I find this to be profoundly undemocratic and ethically bankrupt, but for the time being, it is 100% permissible under California law. Using an example that is close to home, here’s how it worked in Santa Rosa recently:
On November 6, there were four seats available for the Santa Rosa City Council, and the top four vote-getters were Ernesto Olivares, Julie Combs, Erin Carlstrom, and Gary Wysocky. That same day, Susan Gorin was elected as County Supervisor, which forced her to resign her seat on the Santa Rosa City Council only a few days later. Morally, ethically, and logically, Ms. Gorin’s seat should have gone to the next highest vote-getter, Don Taylor. But this is California. Instead of accepting Taylor’s 23,238 votes as the will of the people, the Santa Rosa City Council decided to take applications for the job and let six council members decide who should fill the empty seat. They chose Robin Swinth, a planning commissioner who had not run in the recent election.
I met Taylor at one of his restaurants, The Omelette Express in Railroad Square. He’s a happy optimistic guy, but he feels hurt and wronged by the entire process.
In a city that says they want business-friendly policies, Taylor operates a successful retail business. He has been President of the Railroad Square Merchant’s Association. He even represented Santa Rosa to their sister city in South Korea, where he spent his own money to give the city a Snoopy monument, much like the ones around Railroad Square.
When Taylor was one of the 17 applicants who were interviewed by the City Council, the first question he was asked was. “You’ve lost four times. Why are you here?” When the chosen candidate, Robin Swinth, faced the same questioners, the first question they asked was, “So, you’re a Mom?”
In Cotati, an even smaller-minded town, we meet George Barich. In the November election, where three Cotati city council members were elected, Barich won 1,274 votes, which placed him a solid fourth.

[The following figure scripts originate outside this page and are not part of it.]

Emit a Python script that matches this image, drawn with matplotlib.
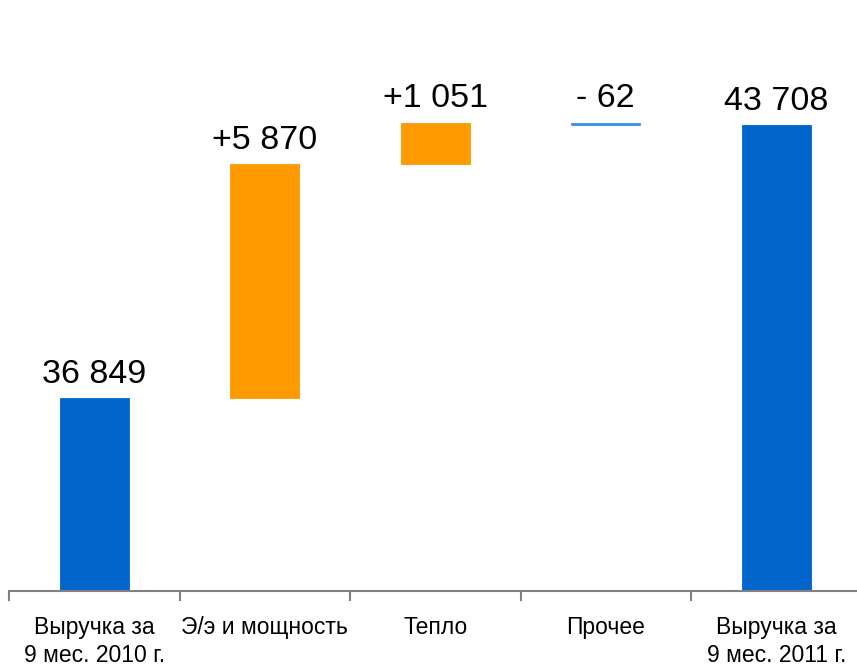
import matplotlib
matplotlib.use('Agg')
import matplotlib.pyplot as plt
import numpy as np

# Данные: водопад выручки
categories = ['Выручка за\n9 мес. 2010 г.', 'Э/э и мощность', 'Тепло', 'Прочее', 'Выручка за\n9 мес. 2011 г.']
start_value = 36849
deltas = [5870, 1051, -62]
end_value = 43708

plt.rcParams['font.family'] = ['Liberation Sans', 'DejaVu Sans']

BLUE = '#0066CC'
ORANGE = '#FF9900'
LIGHT_BLUE = '#3D8FE8'


def fmt(v, sign=False):
    s = f'{abs(v):,}'.replace(',', ' ')
    if sign:
        return ('+' if v > 0 else '- ') + s
    return s


# Вычисляем основания и высоты столбцов
bottoms = [0]
heights = [start_value]
colors = [BLUE]
labels = [fmt(start_value)]
level = start_value
for d in deltas:
    if d >= 0:
        bottoms.append(level)
        heights.append(d)
        colors.append(ORANGE)
    else:
        bottoms.append(level + d)
        heights.append(-d)
        colors.append(LIGHT_BLUE)
    labels.append(fmt(d, sign=True))
    level += d
bottoms.append(0)
heights.append(end_value)
colors.append(BLUE)
labels.append(fmt(end_value))

fig = plt.figure(figsize=(8.57, 6.7), dpi=100)
ax = fig.add_axes([9 / 857, 79 / 670, 852.5 / 857, 597 / 670])

x = np.arange(len(categories))
ax.bar(x, heights, bottom=bottoms, width=0.405, color=colors,
       edgecolor=colors, linewidth=0.6, zorder=2)

for xi, b, h, lab in zip(x, bottoms, heights, labels):
    ax.annotate(lab, (xi, b + h), xytext=(0, 6), textcoords='offset points',
                ha='center', va='bottom', fontsize=24.5, color='black')

ax.set_xlim(-0.5, len(categories) - 0.5)
ax.set_ylim(32000, 47000)

ax.set_xticks(x)
ax.set_xticklabels(categories, fontsize=16.5, linespacing=1.3)
ax.set_xticks(np.arange(-0.5, len(categories), 1.0), minor=True)
ax.tick_params(axis='x', which='major', length=0, pad=18)
ax.tick_params(axis='x', which='minor', length=7, width=1.5, color='#808080', direction='out')
ax.set_yticks([])

for side in ['top', 'right', 'left']:
    ax.spines[side].set_visible(False)
ax.spines['bottom'].set_color('#808080')
ax.spines['bottom'].set_linewidth(1.5)

fig.savefig('out.png', dpi=100)
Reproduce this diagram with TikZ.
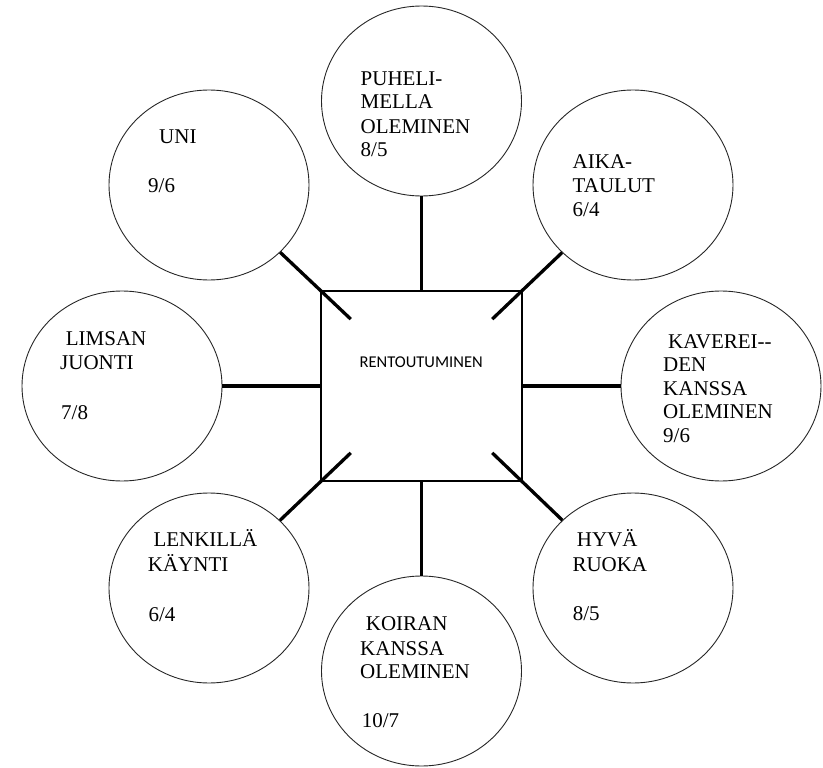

Shortly after the election, council member Pat Gilardi announced that she was resigning to take a full-time job working for Susan Gorin, who had just been elected to the Sonoma County Board of Supervisors. Just like in Santa Rosa, California law leaves it up to the city council to decide what to do next.
Six people showed up to be interviewed: Barich, Linell Hardy, John Moore, Ashley Veach, Eris Weaver, and Alan Wintermeyer. In a four-hour meeting, the current council members interviewed each candidate, and appointed John Moore as the fifth member.
This is how Mayor Mark Landman first got a council seat in 2009 and Vice Mayor John Dell’Osso got a seat in 2011. Landman was then elected in 2010, and Dell’Osso was elected in 2012.
In an interview with Barich before the meeting, he explained why he deserves the job. “I’m the most experienced, the best qualified, and I’ve got the best attendance record. I’m also brutally honest, and the most transparent. So here we are, only a few months after the election. If this is not the perfect time to appoint the next in line, there is no time.”
There is no question that Barich is controversial. He is a fiscal conservative in a town with a definite progressive tilt. He has never been known to quietly go along with anything. After winning a council seat in 2008, he was the subject of a nasty recall campaign, in which Mark Landman and John Moore were heavily involved.
The council could have appointed a candidate with actual experience, and a point of view that represents many in the community. Instead, they appointed John Moore, who did not run a campaign, and won no votes. Moore’s experience with city politics includes his marriage to former mayor and current planning commissioner Lisa Moore. He says he has learned a lot “by osmosis.” Moore was a key figure in the 2009 recall of George Barich, and his appointment was clearly payback from the local progressive establishment for his anti-Barich activities.
But all bickering and partisanship aside, these incidents reveal a deeper flaw that goes beyond Democrat vs. Republican. Ideally, the makeup of any government body should reflect the rough percentage of voters who belong to each party. But when the majority party on the council is able to fill a vacant seat by appointment, they invariably appoint one of their own, leaving the minority party out in the cold.
I’m a libertarian by choice, and a Republican by default, but if there were a situation where four seated Republicans gave a vacant seat to a Republican crony who had not participated in the most recent election, I’d feel the same way.
What would be more democratic? There should be an initiative to change California law to stipulate that when a city council or county supervisor seat becomes vacant less than six months after an election, the seat should automatically go to the next highest vote-getter. It would cost less than holding a special election and be infinitely fairer than the current Ooze and Cruise method.